Steven K. Roberts (born September 25, 1952) is an American journalist, writer, cyclist, archivist, and explorer. He first gained public attention as a pioneering digital nomad, before the term became widely used, when from 1983 to 1991, Roberts toured the United States on three different heavily modified, computerized, Avatar recumbent bicycles: the Winnebiko from 1983 to 1985, the Winnebiko II from 1986 to 1988, and then the BEHEMOTH. He pulled a trailer equipped with solar panels and other electronic equipment. His journey is documented in his book, Computing Across America.[1][2]
The first year and a half of his bike tour covered over 10,000 miles.[3][4] He wrote articles in his tent and filed the pieces via pay phone submitting them to publications like Time and Newsweek. The bike, also known as the BEHEMOTH,[5][6] had an estimated $300,000 of equipment on it, mostly donated, including satellite email retrieval, a mobile amateur radio station (callsign N4RVE), and a paging system that would page him if an urgent email arrived while he was away from the bike.[7][8][9][10]
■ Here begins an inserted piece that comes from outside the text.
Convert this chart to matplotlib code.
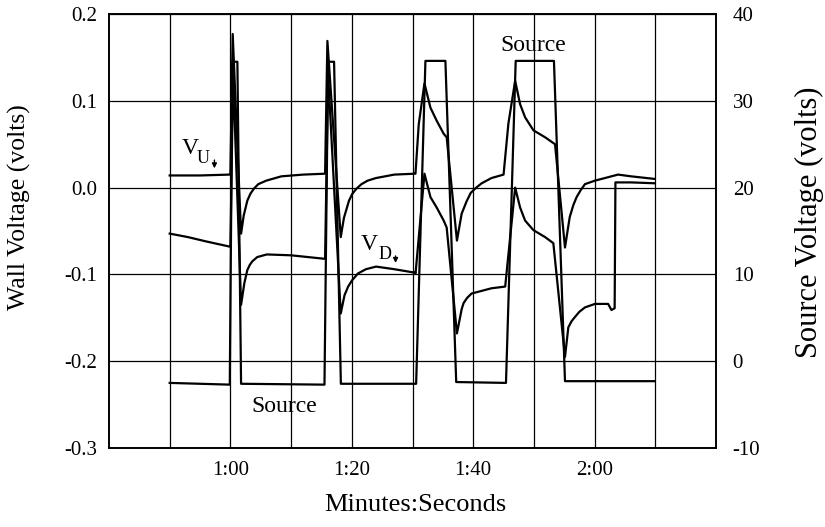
import matplotlib
matplotlib.use('Agg')
from matplotlib import pyplot as plt

# time in seconds (1:00 = 60 s)
vu_t = [50.0, 55.0, 59.9, 60.0, 60.38, 61.76, 62.2, 62.79, 63.3, 63.9, 64.6, 65.9, 68.4, 72.0, 75.5,
        75.6, 75.98, 78.18, 78.7, 79.54, 80.1, 80.8, 81.6, 82.6, 83.97, 87.0, 90.3,
        90.49, 91.03, 91.97, 92.96, 93.99, 95.14, 95.63, 97.32, 98.1, 98.9, 99.6, 100.5, 101.4, 103.0, 105.0,
        105.8, 106.91, 107.73, 108.55, 109.92, 111.84, 113.48, 115.12, 115.9, 116.5, 117.03, 117.7, 118.41,
        120.05, 122.23, 123.87, 126.0, 129.9]
vu_v = [0.014, 0.014, 0.015, 0.016, 0.177, -0.053, -0.032, -0.015, -0.007, -0.001, 0.004, 0.008, 0.013, 0.015, 0.016,
        0.016, 0.169, -0.057, -0.035, -0.015, -0.007, -0.001, 0.004, 0.008, 0.011, 0.015, 0.016,
        0.016, 0.073, 0.120, 0.092, 0.077, 0.062, 0.058, -0.061, -0.030, -0.016, -0.006, 0.000, 0.005, 0.011, 0.015,
        0.074, 0.123, 0.096, 0.081, 0.066, 0.058, 0.050, -0.069, -0.034, -0.020, -0.011, -0.003, 0.004,
        0.008, 0.012, 0.015, 0.013, 0.010]

vd_t = [50.0, 53.0, 56.0, 59.9, 60.0, 60.45, 61.76, 62.3, 62.79, 63.2, 63.6, 64.43, 66.0, 70.0, 75.5,
        75.6, 76.1, 78.18, 78.8, 79.4, 80.03, 81.0, 82.33, 84.0, 87.0, 90.4,
        90.5, 91.97, 92.96, 93.99, 95.14, 95.63, 97.32, 98.1, 98.42, 99.0, 99.74, 101.38, 103.0, 105.27,
        106.91, 107.73, 108.55, 109.92, 111.84, 113.2, 115.12, 115.67, 116.2, 116.77, 117.5, 118.41, 120.05,
        122.23, 122.77, 123.3, 123.43, 126.0, 129.9]
vd_v = [-0.053, -0.057, -0.062, -0.068, -0.068, 0.130, -0.135, -0.110, -0.095, -0.089, -0.085, -0.080, -0.077, -0.078, -0.082,
        -0.082, 0.130, -0.145, -0.124, -0.114, -0.107, -0.099, -0.094, -0.091, -0.094, -0.098,
        -0.099, 0.016, -0.011, -0.023, -0.038, -0.046, -0.168, -0.140, -0.133, -0.127, -0.122, -0.119, -0.116, -0.114,
        0.000, -0.023, -0.038, -0.049, -0.057, -0.064, -0.195, -0.161, -0.154, -0.149, -0.143, -0.138, -0.134,
        -0.134, -0.141, -0.139, 0.006, 0.006, 0.005]

src_t = [50.0, 59.9, 60.33, 61.15, 61.76, 75.5, 76.09, 77.08, 78.2, 90.6, 92.13, 95.42, 97.2,
         105.4, 107.0, 113.3, 115.12, 129.9]
src_v = [-2.5, -2.7, 34.5, 34.5, -2.6, -2.7, 34.5, 34.5, -2.6, -2.6, 34.6, 34.6, -2.4,
         -2.5, 34.6, 34.6, -2.3, -2.3]

x_ticks = [50, 60, 70, 80, 90, 100, 110, 120, 130]
x_labels = ['', '1:00', '', '1:20', '', '1:40', '', '2:00', '']
left_ticks = [-0.3, -0.2, -0.1, 0.0, 0.1, 0.2]
left_labels = ['-0.3', '-0.2', '-0.1', '0.0', '0.1', '0.2']
right_ticks = [-10, 0, 10, 20, 30, 40]
right_labels = ['-10', '0', '10', '20', '30', '40']

plt.rcParams['font.family'] = ['Liberation Serif', 'DejaVu Serif']

fig = plt.figure(figsize=(8.25, 5.27), dpi=100)
ax = fig.add_axes([0.1321, 0.1499, 0.7358, 0.8235])
ax2 = ax.twinx()

ax.plot(vu_t, vu_v, color='black', linewidth=1.6)
ax.plot(vd_t, vd_v, color='black', linewidth=1.6)
ax2.plot(src_t, src_v, color='black', linewidth=1.6)

ax.set_xlim(40, 140)
ax.set_ylim(-0.3, 0.2)
ax2.set_ylim(-10, 40)

ax.set_xticks(x_ticks)
ax.set_xticklabels(x_labels, fontsize=15)
ax.set_yticks(left_ticks)
ax.set_yticklabels(left_labels, fontsize=15)
ax2.set_yticks(right_ticks)
ax2.set_yticklabels(right_labels, fontsize=15)

ax.tick_params(axis='x', length=0, pad=9)
ax.tick_params(axis='y', length=0, pad=8.5)
ax2.tick_params(axis='y', length=0, pad=12)
ax.grid(True, color='black', linewidth=0.9)
for a in (ax, ax2):
    for s in a.spines.values():
        s.set_linewidth(1.2)

# trace labels
ax.text(51.95, 0.0391, 'V', fontsize=17)
ax.text(54.42, 0.0287, 'U', fontsize=13)
ax.annotate('', xy=(57.37, 0.0190), xytext=(57.37, 0.0350),
            arrowprops=dict(arrowstyle='-|>', color='black', lw=1, mutation_scale=7))
ax.text(81.46, -0.0724, 'V', fontsize=17)
ax.text(84.47, -0.082, 'D', fontsize=13)
ax.annotate('', xy=(87.21, -0.0900), xytext=(87.21, -0.0755),
            arrowprops=dict(arrowstyle='-|>', color='black', lw=1, mutation_scale=7))
ax.text(109.92, 0.1575, 'Source', fontsize=17, ha='center')
ax.text(68.87, -0.2583, 'Source', fontsize=17, ha='center')

fig.text(0.024, 0.607, 'Wall Voltage (volts)', rotation=90, fontsize=18.5, ha='center', va='center')
fig.text(0.981, 0.579, 'Source Voltage (volts)', rotation=90, fontsize=22, ha='center', va='center')
fig.text(0.503, 0.0304, 'Minutes:Seconds', fontsize=19, ha='center', va='baseline')

plt.savefig('out.png', dpi=100)
plt.close(fig)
As press attention mounted, he shifted his efforts and built a computerized trimaran. He worked on various iterations of the trimaran for years.[9]
As of 2017, he had turned his efforts into digitizing records and was living aboard a 50-foot power boat equipped with a 3-D printer, weather station, virtual reality system, electronic piano, 10 ham radios, and more, around 50,000 pounds worth, in Friday Harbor, WA.[9]
Computing Across America: The Bicycle Odyssey of a High-Tech Nomad (ISBN978-0938734185) Steve describes the wild results of his drastic break with suburban life on his 10,000-mile journey across the United States of America on his computerized bicycle. 1988
From Behemoth to Microship Steve's journey from computerized recumbent bicycles, Winnebiko and BEHEMOTH to system design and early adventures with the Microships that are amphibian pedal/solar/sail networked folding micro-trimarans. (ISBN978-1929470006) 2000.